Erma obviously never worried too much about telling all. She survived/enjoyed/endured 40+years of marriage to the same man and made her living by telling the truth from her point of view. I am sure she must have been some sort of trail blazer by just putting it out there. I think in today’s world, it can still be hard to be honest, especially about relationships. One particular point she makes is about arguing. Since Big Man and I don’t agree on how to argue, I was particularly curious about what Erma had to say.”There is something wrong with two people who agree to never disagree. I can say without a shred of modesty I have become quite good at arguing and expressing anger. How? Practice, practice, practice. I have engaged in some of the most dazzling war of words ever spoken in anger.” I can relate to this. I feel brilliant and righteous and right when I am mad and this can make my voice boom and my articulation impeccable. How can something so spectacular be wrong? Live theatre at it’s finest! But not everyone (Big Man) is comfortable doing that. I maintain that it’s just another tool in helping our children communicate expressively. So far it appears we are doing well, and I take lots of credit for it. He is not buying it.
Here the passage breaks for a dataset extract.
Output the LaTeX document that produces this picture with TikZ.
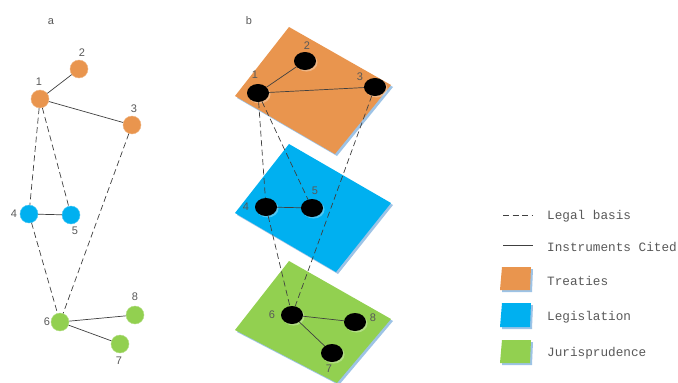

At least in reviewing some of Erma’s pieces, I am comforted by the fact that things never have been,nor will they ever be, perfect. Couples don’t always agree, children are rarely angelic when you need them to be, and housework truly is mundane. It hasn’t just been me! Life and all of its craziness really does lie in the shades and shadows of gray. If we are lucky, we get a few glimpses of clarity, but most of the time we are muddling.
Erma was pretty up front about the lack of definitive answers. She concludes this same book by saying, ” I wanted to end this book with a wonderful statement on how marriages work. I don’t have a clue.” And I like that a woman of her talent and longevitiy can share the same uncertainty that I have and tell the truth about it.